By Anwar Shakir and Ed Johnson

Nov. 6 (Bloomberg) -- Taliban fighters are fleeing into the mountains of South Waziristan to escape a military offensive and resistance is dwindling, Pakistan’s army said.

Terrorist supply lines have been cut and their ability to “strike as a cohesive force” reduced significantly, Major General Athar Abbas, the military spokesman, told local television yesterday, the official Associated Press of Pakistan reported.

While most escape routes have been closed, guerrillas are fleeing across rugged terrain in the tribal region bordering Afghanistan, Abbas said. Intelligence reports indicate militant leaders remain in Waziristan and are in hiding, he added.

Soldiers are trying to take control of the South Waziristan homeland of the Mehsuds, an ethnic Pashtun tribe that supplies the core of the largest Taliban force of about 10,000 fighters.

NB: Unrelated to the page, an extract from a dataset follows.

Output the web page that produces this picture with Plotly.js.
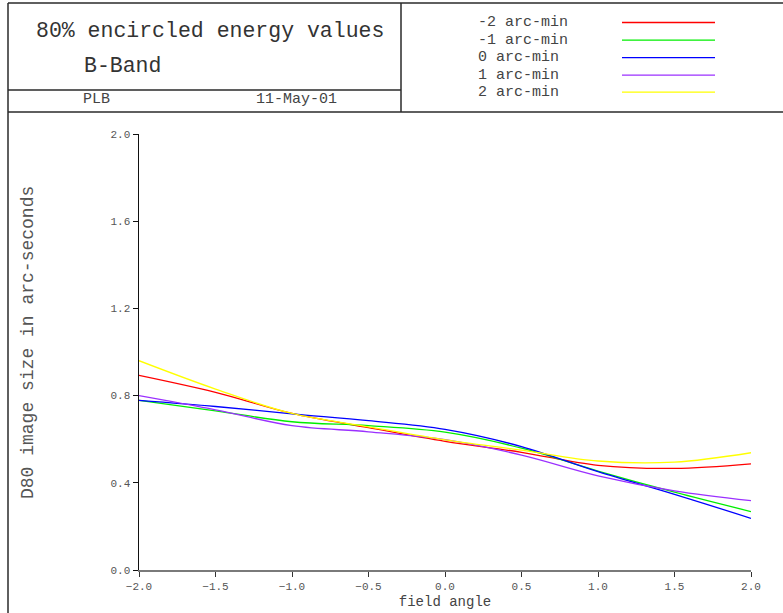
<!DOCTYPE html>
<html>
<head>
<meta charset="utf-8">
<script src="https://cdn.plot.ly/plotly-3.0.1.min.js"></script>
<style>
  html, body { margin: 0; padding: 0; background: #fff; }
  #chart { width: 783px; height: 613px; }
</style>
</head>
<body>
<div id="chart"></div>
<script>
// Field angle (arc-min) at which D80 was evaluated
const fieldAngle = [-2.0, -1.5, -1.0, -0.5, 0.0, 0.5, 1.0, 1.5, 2.0];

// D80 image size (arc-seconds), one array per focal offset
const d80Minus2 = [0.893, 0.815, 0.718, 0.653, 0.590, 0.540, 0.480, 0.466, 0.487];
const d80Minus1 = [0.778, 0.730, 0.680, 0.662, 0.632, 0.559, 0.454, 0.357, 0.268];
const d80Zero   = [0.778, 0.750, 0.716, 0.685, 0.645, 0.566, 0.451, 0.347, 0.237];
const d80Plus1  = [0.800, 0.735, 0.662, 0.634, 0.598, 0.527, 0.432, 0.363, 0.318];
const d80Plus2  = [0.960, 0.830, 0.718, 0.657, 0.597, 0.550, 0.500, 0.495, 0.538];

const seriesNames  = ['-2 arc-min', '-1 arc-min', '0 arc-min', '1 arc-min', '2 arc-min'];
const seriesValues = [d80Minus2, d80Minus1, d80Zero, d80Plus1, d80Plus2];
const seriesColors = ['#ff0000', '#00ee00', '#0000ff', '#9b30ff', '#ffff00'];

const xTicks = [-2.0, -1.5, -1.0, -0.5, 0.0, 0.5, 1.0, 1.5, 2.0];
const yTicks = [0.0, 0.4, 0.8, 1.2, 1.6, 2.0];

const titleText = '80% encircled energy values';
const bandText  = 'B-Band';
const authorText = 'PLB';
const dateText  = '11-May-01';
const xTitle = 'field angle';
const yTitle = 'D80 image size in arc-seconds';

// page geometry (pixels)
const W = 783, H = 613;
const M = { l: 139, r: 32, t: 134, b: 43 };
const plotW = W - M.l - M.r, plotH = H - M.t - M.b;
const px = v => (v - M.l) / plotW;          // page x pixel -> paper x
const py = v => (H - M.b - v) / plotH;      // page y pixel -> paper y

const FONT = '"Liberation Mono", "Courier New", monospace';

const traces = seriesValues.map((vals, i) => ({
  type: 'scatter',
  mode: 'lines',
  name: seriesNames[i],
  x: fieldAngle,
  y: vals,
  line: { color: seriesColors[i], width: 1.3, shape: 'spline', smoothing: 1 },
  hoverinfo: 'x+y+name'
}));

// frame of the header block
const frame = '#2a2a2a';
const shapes = [
  { x0: px(8),   x1: px(W),   y0: py(3),   y1: py(3) },
  { x0: px(8),   x1: px(8),   y0: py(3),   y1: py(H) },
  { x0: px(401), x1: px(401), y0: py(3),   y1: py(112) },
  { x0: px(8),   x1: px(401), y0: py(90),  y1: py(90) },
  { x0: px(8),   x1: px(W),   y0: py(112), y1: py(112) }
].map(s => Object.assign({ type: 'line', xref: 'paper', yref: 'paper',
  line: { color: frame, width: 1.5 } }, s));

const annotations = [
  { text: titleText,  x: px(34),  y: py(31),  size: 21.5, color: '#333' },
  { text: bandText,   x: px(82),  y: py(66),  size: 21.5, color: '#333' },
  { text: authorText, x: px(81),  y: py(100), size: 15, color: '#444' },
  { text: dateText,   x: px(254), y: py(100), size: 15, color: '#444' }
].map(a => ({ xref: 'paper', yref: 'paper', x: a.x, y: a.y, text: a.text,
  xanchor: 'left', yanchor: 'middle', showarrow: false,
  font: { family: FONT, size: a.size, color: a.color } }));

// vertical axis caption
annotations.push({ xref: 'paper', yref: 'paper', x: px(28), y: py(343),
  text: yTitle, textangle: -90, xanchor: 'center', yanchor: 'middle', showarrow: false,
  font: { family: FONT, size: 18, color: '#555' } });

// key: name on the left, line sample on the right
const keyRows = [22.5, 40.2, 57.6, 75.2, 92.2];
seriesNames.forEach((name, i) => {
  annotations.push({ xref: 'paper', yref: 'paper', x: px(476), y: py(keyRows[i]),
    text: name, xanchor: 'left', yanchor: 'middle', showarrow: false,
    font: { family: FONT, size: 15, color: '#444' } });
  shapes.push({ type: 'line', xref: 'paper', yref: 'paper',
    x0: px(622), x1: px(715), y0: py(keyRows[i]), y1: py(keyRows[i]),
    line: { color: seriesColors[i], width: 1.3 } });
});

const layout = {
  width: W, height: H,
  margin: M,
  paper_bgcolor: '#fff', plot_bgcolor: '#fff',
  showlegend: false,
  font: { family: FONT, color: '#555' },
  xaxis: {
    range: [-2, 2], tickvals: xTicks, tickformat: '.1f',
    showgrid: false, zeroline: false,
    showline: true, linecolor: '#7a7a7a', linewidth: 2,
    ticks: 'outside', ticklen: 5, tickcolor: '#333', tickwidth: 1,
    tickfont: { family: FONT, size: 11, color: '#555' },
    title: { text: xTitle, font: { family: FONT, size: 14, color: '#444' }, standoff: 4 }
  },
  yaxis: {
    range: [0, 2], tickvals: yTicks, tickformat: '.1f',
    showgrid: false, zeroline: false,
    showline: true, linecolor: '#111', linewidth: 1.5,
    ticks: 'outside', ticklen: 5, tickcolor: '#111', tickwidth: 1,
    tickfont: { family: FONT, size: 11, color: '#555' }
  },
  shapes: shapes,
  annotations: annotations
};

Plotly.newPlot('chart', traces, layout, { displayModeBar: false, staticPlot: true });
</script>
</body>
</html>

The offensive has prompted retaliatory suicide bomb and gun attacks that have left more than 300 people dead in Pakistan.

The Taliban say their forces are falling back deliberately before advancing troops to fight what spokesman Azam Tariq called a “long war,” the Associated Press reported this week.

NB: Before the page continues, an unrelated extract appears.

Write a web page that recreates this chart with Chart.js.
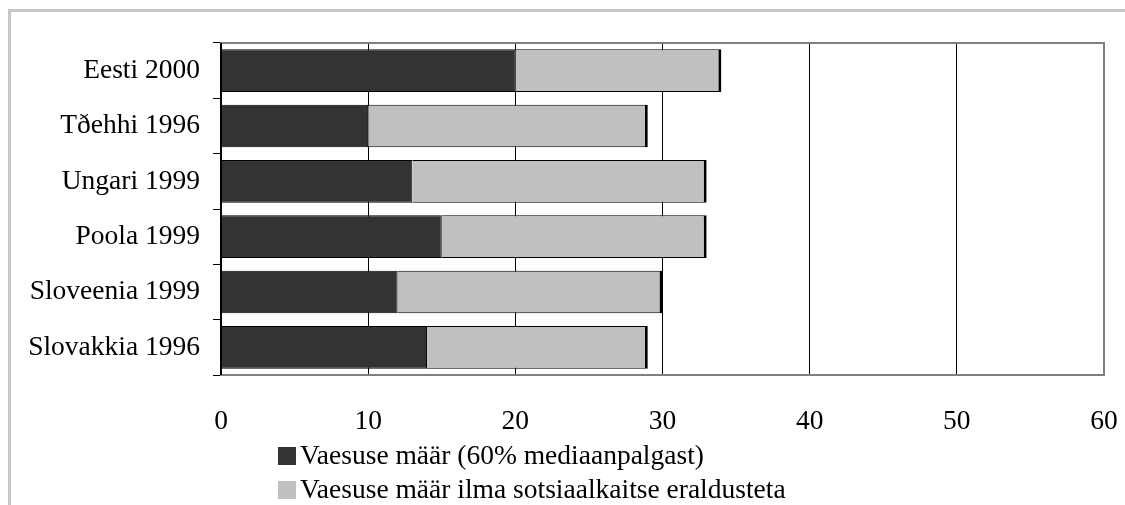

The military says troops have cleared insurgents from most of Sararogha, a town in one of the battle zone’s three main valleys. Government forces are consolidating their positions around the peaks in the Jandola-Sararogha area, the military said yesterday.

Limited Value

The capture of Taliban-controlled towns in the region may have limited strategic value unless soldiers pursue militants into their mountainous hideouts, ex-army brigadier Javed Hussain, a former Special Forces commander, said this week.

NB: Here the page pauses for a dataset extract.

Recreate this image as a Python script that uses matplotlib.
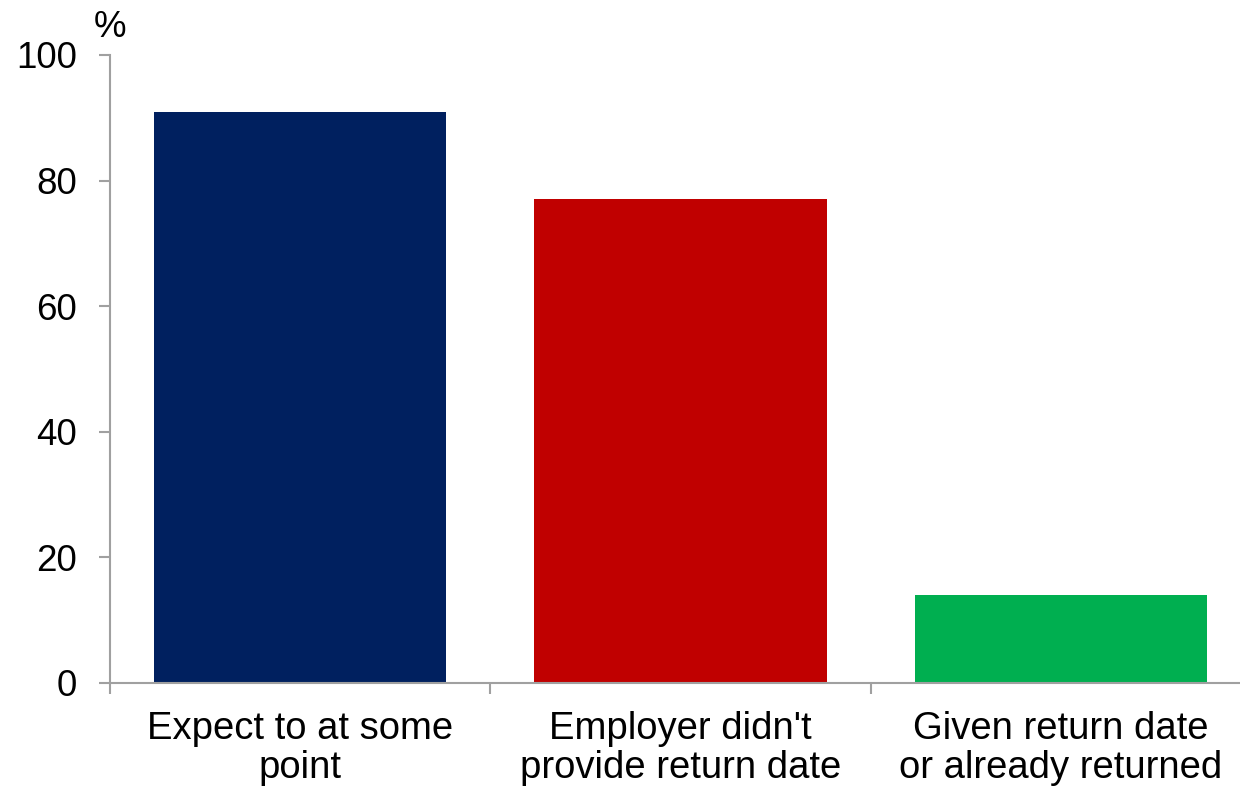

While the army has said it dropped groups of soldiers onto strategic mountain ridges to protect its advance, the units are too small to enter the forested valleys and ravines where the Taliban will regroup, Hussain said.

The army began the operation, its largest against Islamic militants, on Oct. 17, and said it has killed about 422 guerrillas. Forty-two soldiers have died and 123 have been injured, the military said yesterday.

Accounts of the fighting are difficult to confirm because Pakistan bars foreigners from the tribal areas and local journalists have been forced out by the government and the Taliban.